With the title of this post I am fully admitting to you all that I am on a bit of a blueberry high right now. When you go pick a fruit right off the bush, vine, tree, etc., you don't feel as if you are doing it justice if you don't go home and make a dish that magnifies that fruity star as soon as you are able!
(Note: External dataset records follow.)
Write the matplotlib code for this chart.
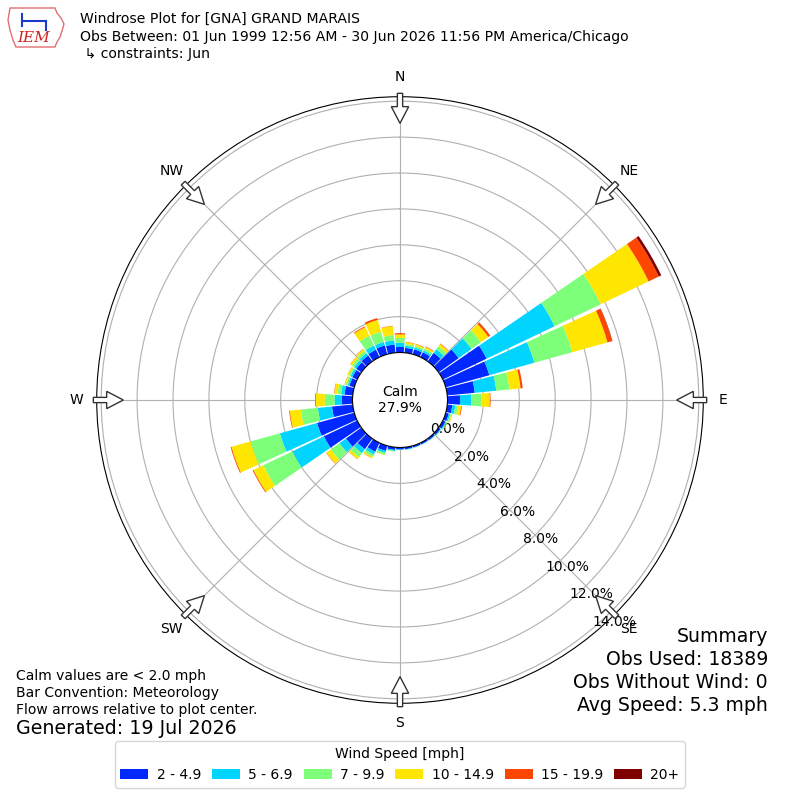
import numpy as np
import matplotlib.pyplot as plt
from matplotlib.patches import FancyArrow, Patch, Polygon

# direction bins (degrees, meteorological), 10 degree wide
directions = np.arange(0, 360, 10)
speed_labels = ["2 - 4.9", "5 - 6.9", "7 - 9.9", "10 - 14.9", "15 - 19.9", "20+"]
speed_colors = ["#0028ff", "#00d4ff", "#7dff7a", "#ffe600", "#ff4600", "#800000"]

# frequency [%] per direction for each speed bin
spd_2_5 = [0.31, 0.27, 0.28, 0.30, 0.58, 1.37, 2.70, 2.52, 1.54, 0.70, 0.28, 0.18,
           0.16, 0.13, 0.11, 0.10, 0.10, 0.11, 0.11, 0.15, 0.30, 0.55, 0.72, 1.05,
           2.05, 2.15, 1.16, 0.60, 0.46, 0.28, 0.30, 0.35, 0.40, 0.46, 0.51, 0.46]
spd_5_7 = [0.24, 0.12, 0.11, 0.12, 0.25, 0.88, 4.20, 2.60, 1.20, 0.62, 0.17, 0.08,
           0.06, 0.04, 0.03, 0.02, 0.02, 0.03, 0.03, 0.06, 0.12, 0.17, 0.27, 0.45,
           1.95, 2.15, 0.79, 0.40, 0.19, 0.10, 0.12, 0.15, 0.16, 0.26, 0.20, 0.23]
spd_7_10 = [0.27, 0.10, 0.10, 0.12, 0.20, 0.65, 2.85, 2.20, 0.74, 0.58, 0.15, 0.06,
            0.04, 0.02, 0.01, 0.01, 0.01, 0.01, 0.01, 0.03, 0.10, 0.15, 0.28, 0.60,
            1.80, 1.70, 0.95, 0.55, 0.20, 0.10, 0.10, 0.15, 0.17, 0.60, 0.59, 0.30]
spd_10_15 = [0.19, 0.10, 0.09, 0.10, 0.16, 0.50, 2.95, 2.03, 0.62, 0.46, 0.18, 0.05,
             0.03, 0.01, 0.00, 0.00, 0.00, 0.00, 0.00, 0.01, 0.03, 0.08, 0.14, 0.30,
             0.60, 1.10, 0.62, 0.50, 0.18, 0.07, 0.08, 0.12, 0.11, 0.53, 0.69, 0.50]
spd_15_20 = [0.07, 0.02, 0.02, 0.03, 0.03, 0.12, 0.63, 0.27, 0.12, 0.04, 0.04, 0.01,
             0.00, 0.00, 0.00, 0.00, 0.00, 0.00, 0.00, 0.00, 0.00, 0.01, 0.01, 0.02,
             0.05, 0.05, 0.04, 0.04, 0.02, 0.01, 0.01, 0.01, 0.02, 0.05, 0.10, 0.02]
spd_20p = [0.00, 0.00, 0.00, 0.00, 0.00, 0.01, 0.15, 0.02, 0.00, 0.00, 0.00, 0.00,
           0.00, 0.00, 0.00, 0.00, 0.00, 0.00, 0.00, 0.00, 0.00, 0.00, 0.00, 0.00,
           0.00, 0.00, 0.00, 0.00, 0.00, 0.00, 0.00, 0.00, 0.00, 0.00, 0.00, 0.00]
speed_bins = [spd_2_5, spd_5_7, spd_7_10, spd_10_15, spd_15_20, spd_20p]

calm_pct = 27.9
r_ticks = np.arange(0, 15, 2)
compass = ["N", "NE", "E", "SE", "S", "SW", "W", "NW"]

fig = plt.figure(figsize=(8, 8), dpi=100)
ax = fig.add_axes([0.1209, 0.1209, 0.7582, 0.7582], projection="polar")
ax.set_theta_zero_location("N")
ax.set_theta_direction(-1)
ax.set_rorigin(-2.645)
ax.set_ylim(0, 14.25)

# stacked bars
theta = np.deg2rad(directions)
width = np.deg2rad(10) * 0.9
bottom = np.zeros(len(directions))
for vals, col, lab in zip(speed_bins, speed_colors, speed_labels):
    vals = np.array(vals)
    ax.bar(theta, vals, width=width, bottom=bottom, color=col,
           linewidth=0, label=lab, zorder=2)
    bottom += vals

ax.set_rticks(r_ticks)
ax.set_yticklabels([f"{v:.1f}%" for v in r_ticks], fontsize=10)
ax.set_rlabel_position(140)
ax.set_thetagrids(range(0, 360, 45), compass, fontsize=10)
ax.tick_params(axis="x", pad=4)
ax.grid(True, zorder=1)

# flow arrows at the edge, pointing to the center
for ang in range(0, 360, 45):
    a = np.deg2rad(ang)
    r0 = 0.5056
    x0 = 0.5 + r0 * np.sin(a)
    y0 = 0.5 + r0 * np.cos(a)
    L = 0.0495
    arr = FancyArrow(x0, y0, -L * np.sin(a), -L * np.cos(a), width=0.0087,
                     head_width=0.0285, head_length=0.0275,
                     length_includes_head=True, transform=ax.transAxes,
                     facecolor="white", edgecolor="#333333", lw=1,
                     clip_on=False, zorder=10)
    ax.add_patch(arr)

fig.text(0.5, 0.5, f"Calm\n{calm_pct:.1f}%", ha="center", va="center",
         fontsize=10, zorder=20)

# header
fig.text(80 / 800, 1 - 19 / 800, "Windrose Plot for [GNA] GRAND MARAIS",
         fontsize=10.1, va="center")
fig.text(80 / 800, 1 - 37 / 800,
         "Obs Between: 01 Jun 1999 12:56 AM - 30 Jun 2026 11:56 PM America/Chicago",
         fontsize=10.1, va="center")
fig.text(80 / 800, 1 - 54 / 800, " \u21b3 constraints: Jun", fontsize=10.1, va="center")

# rough IEM logo
iowa = [(10, 8), (55, 8), (57, 13), (61, 18), (64, 24), (62, 31), (60, 37),
        (57, 42), (55, 47), (16, 47), (13, 40), (10, 30), (8, 20), (10, 8)]
fig.patches.append(Polygon([(x / 800, 1 - y / 800) for x, y in iowa], closed=True,
                           fill=False, edgecolor="#e07070", lw=1,
                           transform=fig.transFigure))
fig.lines.append(plt.Line2D([22 / 800, 22 / 800], [1 - 14 / 800, 1 - 26 / 800],
                            color="#1a3cc8", lw=1.5, transform=fig.transFigure))
fig.lines.append(plt.Line2D([22 / 800, 46 / 800], [1 - 21 / 800, 1 - 21 / 800],
                            color="#1a3cc8", lw=1.5, transform=fig.transFigure))
fig.lines.append(plt.Line2D([46 / 800, 46 / 800], [1 - 21 / 800, 1 - 30 / 800],
                            color="#1a3cc8", lw=1.5, transform=fig.transFigure))
fig.text(34 / 800, 1 - 38 / 800, "IEM", color="#d42020", fontsize=11,
         style="italic", family="DejaVu Serif", ha="center", va="center")

# footer notes
fig.text(16 / 800, 1 - 676 / 800, "Calm values are < 2.0 mph", fontsize=10, va="center")
fig.text(16 / 800, 1 - 693 / 800, "Bar Convention: Meteorology", fontsize=10, va="center")
fig.text(16 / 800, 1 - 710 / 800, "Flow arrows relative to plot center.",
         fontsize=10, va="center")
fig.text(16 / 800, 1 - 728 / 800, "Generated: 19 Jul 2026", fontsize=13.7, va="center")

summary = ["Summary", "Obs Used: 18389", "Obs Without Wind: 0", "Avg Speed: 5.3 mph"]
for i, line in enumerate(summary):
    fig.text(768 / 800, 1 - (636 + 23.3 * i) / 800, line, fontsize=13.6,
             ha="right", va="center")

handles = [Patch(facecolor=c, label=l) for c, l in zip(speed_colors, speed_labels)]
fig.legend(handles=handles, loc="center", bbox_to_anchor=(0.5, 1 - 764.5 / 800),
           ncol=6, title="Wind Speed [mph]", fontsize=10, title_fontsize=10,
           columnspacing=0.8, handletextpad=0.6)

fig.savefig("out.png", dpi=100)
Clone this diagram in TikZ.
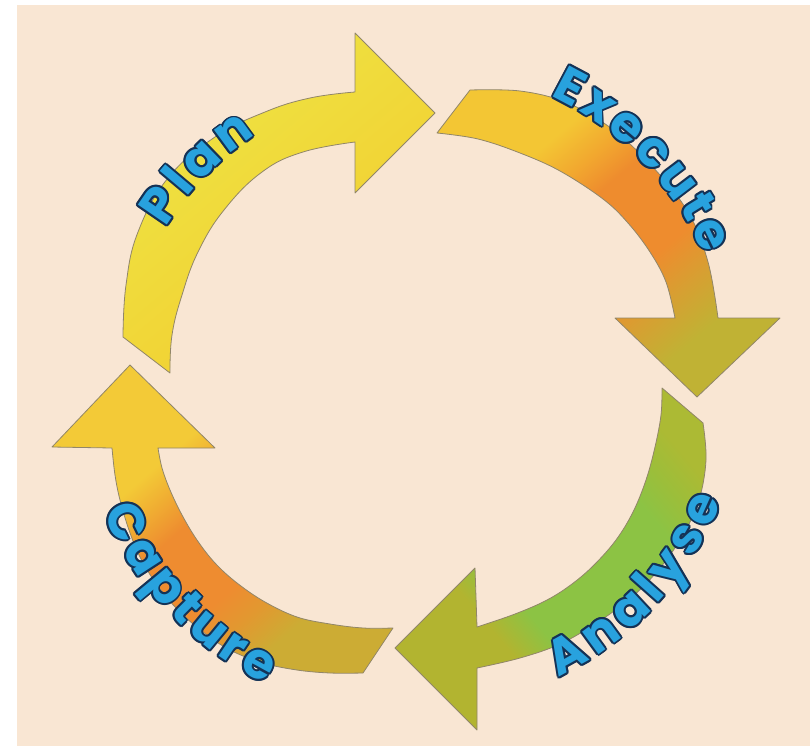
\documentclass[tikz,border=0pt]{standalone}
\usepackage{fontspec}
\newfontfamily\lblfont{Poppins}
\usetikzlibrary{decorations.text}
\definecolor{bgc}{RGB}{249,230,211}
\definecolor{edgec}{RGB}{145,134,105}
\definecolor{lblblue}{RGB}{40,162,222}
\definecolor{lbldark}{RGB}{20,50,86}
\definecolor{planA}{RGB}{238,226,66}
\definecolor{planB}{RGB}{243,206,48}
\definecolor{exA}{RGB}{243,198,52}
\definecolor{exAM}{RGB}{242,168,47}
\definecolor{exM}{RGB}{238,140,46}
\definecolor{exMB}{RGB}{214,160,50}
\definecolor{exB}{RGB}{192,178,52}
\definecolor{anA}{RGB}{172,186,52}
\definecolor{anAM}{RGB}{156,190,58}
\definecolor{anM}{RGB}{140,195,68}
\definecolor{anB}{RGB}{178,180,48}
\definecolor{caA}{RGB}{204,172,52}
\definecolor{caAM}{RGB}{226,152,48}
\definecolor{caM}{RGB}{238,140,48}
\definecolor{caMB}{RGB}{240,172,50}
\definecolor{caB}{RGB}{243,202,55}
\pgfdeclareverticalshading{planS}{100bp}{color(0bp)=(planA); color(30bp)=(planA); color(70bp)=(planB); color(100bp)=(planB)}
\pgfdeclareverticalshading{exS}{100bp}{color(0bp)=(exA); color(32bp)=(exA); color(38bp)=(exAM); color(43bp)=(exM); color(56bp)=(exM); color(63bp)=(exMB); color(70bp)=(exB); color(100bp)=(exB)}
\pgfdeclareverticalshading{anS}{100bp}{color(0bp)=(anA); color(24bp)=(anA); color(29bp)=(anAM); color(34bp)=(anM); color(58bp)=(anM); color(64bp)=(anB); color(100bp)=(anB)}
\pgfdeclareverticalshading{caS}{100bp}{color(0bp)=(caA); color(30bp)=(caA); color(36bp)=(caAM); color(41bp)=(caM); color(53bp)=(caM); color(58bp)=(caMB); color(63bp)=(caB); color(100bp)=(caB)}
\tikzset{
  arrowshape/.style={draw=edgec, line width=0.8pt, line join=round},
}
% #1 text, #2 start angle, #3 end angle, #4 radius
\newcommand\ringlabel[4]{%
  \foreach \a in {0,30,...,330}{%
    \path[shift={(\a:1.9pt)}, decorate, decoration={text along path, text align={fit to path},
      text={|\lblfont\bfseries\fontsize{50}{50}\selectfont\color{lbldark}|#1}}]
      (415,380) ++(#2:#4pt) arc[start angle=#2, end angle=#3, radius=#4pt];
  }
  \path[decorate, decoration={text along path, text align={fit to path},
      text={|\lblfont\bfseries\fontsize{50}{50}\selectfont\color{lblblue}|#1}}]
      (415,380) ++(#2:#4pt) arc[start angle=#2, end angle=#3, radius=#4pt];
}
\begin{document}
\begin{tikzpicture}[x=1pt,y=-1pt]
\useasboundingbox (0,0) rectangle (810,746);
\fill[white] (0,0) rectangle (810,746);
\fill[bgc] (17,5) rectangle (810,746);

% Plan
\shadedraw[arrowshape, shading=planS, shading angle=-140]
  plot[smooth, tension=0.7] coordinates {(123,337) (126,285) (138,232) (168,178) (215,137) (265,112) (310,98) (355,92)}
  -- (355,33) -- (435,113) -- (355,193)
  -- plot[smooth, tension=0.7] coordinates {(355,142) (303,152) (262,172) (224,210) (198,252) (182,295) (172,335) (170,373)}
  -- cycle;

% Execute
\shadedraw[arrowshape, shading=exS, shading angle=-140]
  plot[smooth, tension=0.6] coordinates {(470,90) (520,91) (565,102) (608,126) (650,164) (688,212) (708,262) (718,318)}
  -- (780,318) -- (697,397) -- (615,318)
  -- plot[smooth, tension=0.6] coordinates {(675,318) (666,282) (650,252) (628,223) (603,199) (560,171) (520,153) (478,139) (437,133)}
  -- cycle;

% Analyse
\shadedraw[arrowshape, shading=anS, shading angle=130]
  plot[smooth, tension=0.6] coordinates {(703,423) (706,460) (699,500) (683,535) (660,568) (632,597) (598,622) (560,644) (520,658) (477,668)}
  -- (477,730) -- (395,648) -- (475,568)
  -- plot[smooth, tension=0.6] coordinates {(477,627) (515,614) (547,600) (572,584) (594,565) (616,540) (633,512) (646,480) (655,447) (661,415) (662,388)}
  -- cycle;

% Capture
\shadedraw[arrowshape, shading=caS, shading angle=41]
  plot[smooth, tension=0.6] coordinates {(363,673) (330,673) (297,670) (263,663) (230,650) (203,632) (178,610) (157,585) (140,557) (129,530) (120,500) (115,475) (112,448)}
  -- (52,447) -- (130,365) -- (215,448)
  -- plot[smooth, tension=0.6] coordinates {(158,448) (162,468) (170,490) (182,515) (197,540) (215,563) (237,583) (265,602) (297,617) (330,624) (363,628) (393,628)}
  -- cycle;

\ringlabel{Plan}{148.6}{123.1}{292}
\ringlabel{Execute}{64.5}{23.4}{315}
\ringlabel{Analyse}{-64.2}{-21.5}{330}
\ringlabel{Capture}{202.9}{243.8}{339}
\end{tikzpicture}
\end{document}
Plus, when your sweet hubby has requested a blueberry crisp at some point and your fridge is holding a plethora of blueberries, you go ahead and make that handsome man a crisp.
Thank you, Pinterest and Martha Stewart, for this tart, sweet, happy-dance worthy blueberry dessert!
For the Filling:
6 cups (3 pints) blueberries
1/2 cup sugar
1 tablespoon cornstarch
1 teaspoon fresh lemon juice
1/4 teaspoon coarse salt
For the Topping:
3/4 cup all-purpose flour
1/2 cup rolled oats (or chopped nuts, such as almonds)
1/2 teaspoon baking powder
1/2 teaspoon coarse salt
3 ounces (6 tablespoons) unsalted butter, softened
1/3 cup sugar
1. Preheat oven to 375 degrees. Make the filling: Mix blueberries, sugar, cornstarch, lemon juice, and salt in a bowl. Transfer to an 8-inch square baking dish.
2. Make the topping: Stir together flour, oats, baking powder, and salt. Cream butter and sugar in mixer until pale and fluffy. Stir dry ingredients into butter. Using your hands, squeeze topping pieces together into clumps.
3. Sprinkle topping evenly over filling. Bake until bubbling in center and brown on top, about 1 hour. Transfer to a wire rack, and let cool for 30 minutes before serving.
Enjoy the deliciousness, my friends!